O PENSAR ONÍRICO E A COREOGRAFIA DOS AFETOS
Este é um breve comentário dedicado à transformação do pensamento inconsciente em pensamento onírico como via de realização (onírica) de desejos, um comentário escrito a partir de “A interpretação dos sonhos” (1900), de Sigmund Freud.
O sonho é produto do trabalho inconsciente do espírito humano, “resulta das leis do espírito humano”, retira elementos da realidade e do espírito.
Enquanto se está sonhando não se considera viver simplesmente uma atividade do pensamento inconsciente. Diferente disso, considera-se ser o sonho a própria experiência viva e vivida a partir das associações produzidas pelo pensamento inconsciente, associações essas que, normalmente, o pensamento consciente não faz.
“O inconsciente é um círculo maior que encerra em si mesmo o círculo menor do consciente”, “o inconsciente é a verdadeira realidade psíquica”. Quando dorme um Eu-vigilante, o sonhador, por assim dizer, acorda para se lançar a um objeto ou mais e realizar uma ação. O motivo do sonho é um desejo.
O sonho não diz explicitamente o que se deseja, a sua mensagem foi criptografada. O sonho necessita de uma interpretação. Mais de uma interpretação. O afeto do sonho pode não pertencer ao conteúdo latente apresentado à superfície, encontrando-se deslocado e convidando variadas interpretações.

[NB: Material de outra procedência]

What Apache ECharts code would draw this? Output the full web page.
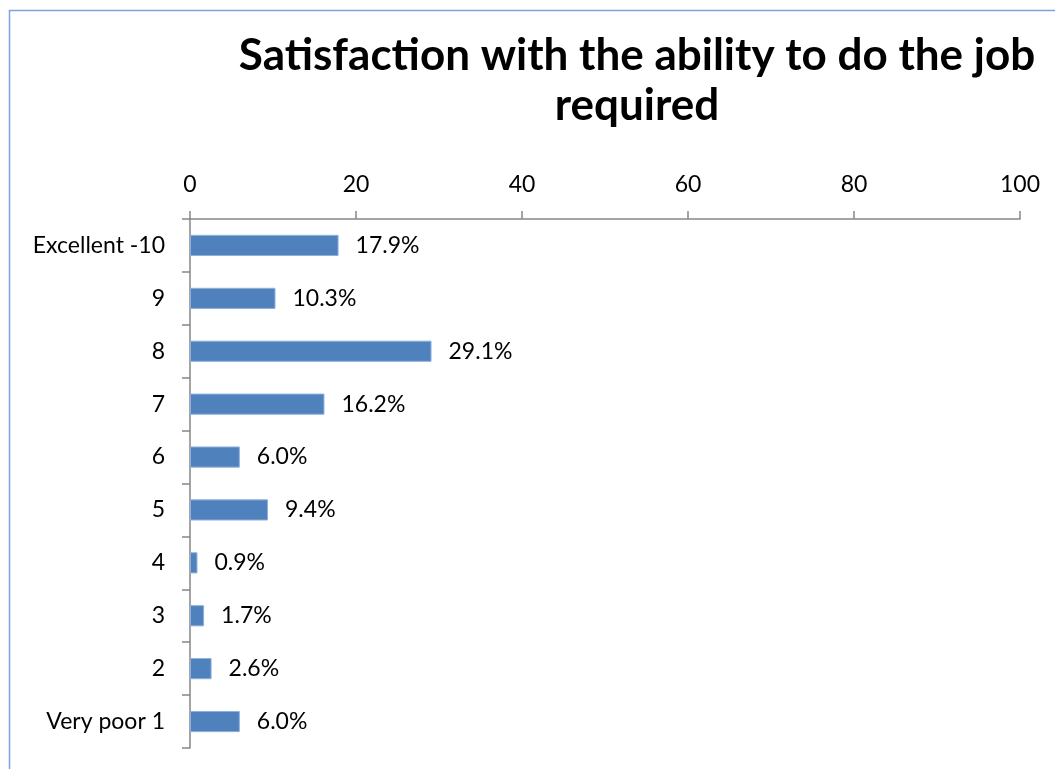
<!DOCTYPE html>
<html><head><meta charset="utf-8">
<script src="https://cdn.jsdelivr.net/npm/echarts@6/dist/echarts.min.js"></script>
<style>html,body{margin:0;padding:0;background:#fff}#c{width:1055px;height:769px}</style>
</head><body><div id="c"></div>
<script>
const categories = ['Excellent -10','9','8','7','6','5','4','3','2','Very poor 1'];
const values = [17.9, 10.3, 29.1, 16.2, 6.0, 9.4, 0.9, 1.7, 2.6, 6.0];
const titleText = 'Satisfaction with the ability to do the job\nrequired';
const FONT = 'Lato, "Open Sans", sans-serif';
const chart = echarts.init(document.getElementById('c'));
chart.setOption({
  backgroundColor: '#fff',
  animation: false,
  title: {
    text: titleText, left: 632, top: 26, textAlign: 'center',
    textStyle: {fontFamily: FONT, fontWeight: 'bold', fontSize: 44, lineHeight: 50, color: '#000'}
  },
  graphic: [{type: 'rect', shape: {x: 9.5, y: 10.5, width: 1100, height: 800},
    style: {fill: 'none', stroke: '#7BA3DB', lineWidth: 1.5}, silent: true}],
  grid: {left: 190, right: 35, top: 219, bottom: 21, containLabel: false},
  xAxis: {
    type: 'value', position: 'top', min: 0, max: 100, interval: 20,
    axisLine: {show: true, lineStyle: {color: '#868686', width: 1.5}},
    axisTick: {show: true, length: 8, inside: false, lineStyle: {color: '#868686', width: 1.5}},
    axisLabel: {margin: 23, fontFamily: FONT, fontSize: 23, color: '#000'},
    splitLine: {show: false}
  },
  yAxis: {
    type: 'category', data: categories, inverse: true,
    axisLine: {show: true, lineStyle: {color: '#868686', width: 1.5}},
    axisTick: {show: true, length: 8, lineStyle: {color: '#868686', width: 1.5}},
    axisLabel: {margin: 25, fontFamily: FONT, fontSize: 23, color: '#000'}
  },
  series: [{
    type: 'bar', data: values, barCategoryGap: '60%',
    itemStyle: {color: '#4F81BD', borderColor: '#8EB0DC', borderWidth: 1},
    label: {show: true, position: 'right', distance: 17, fontFamily: FONT, fontSize: 23, color: '#000',
      formatter: p => p.value.toFixed(1) + '%'}
  }]
});
</script></body></html>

O sonho é obra do pensar inconsciente, que coleta materiais do cotidiano e da alma para realizar uma montagem repleta de combinações oníricas e comunicar o desejo sobrecodificado, deslocado, condensado. O desejo que não consegue se expressar senão por meio dos deslocamentos e condensações, senão na deformação de imagens e palavras. Assim, os pensamentos oníricos parecerão pouco realistas e a realidade um pouco confusa.
Os elementos oníricos dos sonhos poderão lembrar ainda os elementos oníricos dos mitos. Para determinados sonhadores, o inconsciente – verdadeira realidade psíquica – indica maior afinidade com um material antigo, quem sabe ancestral, e contemporâneo ao sonhador porque é caro ao drama vivido – drama onírico, presente e real. O sonhar, motivado por um desejo, poderá conquistar características de um sonhar premonitório, uma vez que o desejo é seu motivo e o sonho uma maneira de realizá-lo, antecipando o Eu-vigilante.
A interpretação poderá refazer os laços que o sonho deformou, decodificando a lógica do trabalho do sonho e sua experiência afetiva. As combinações oníricas presentes no pensamento onírico foram – e são – capazes de prover um afeto, um afeto que dança durante o sono frente à diminuição da censura psíquica.
Acordado, ainda que diante do intenso trabalho inconsciente e girando o seu mundo afetivo, um Eu-vigilante perceberá a presença residual dos pensamentos oníricos no estado de vigília e na consciência. Em geral, se não bastassem as operações pré-conscientes, testemunhará ainda o sonho parcialmente se apagar enquanto ingressa na crônica cotidiana.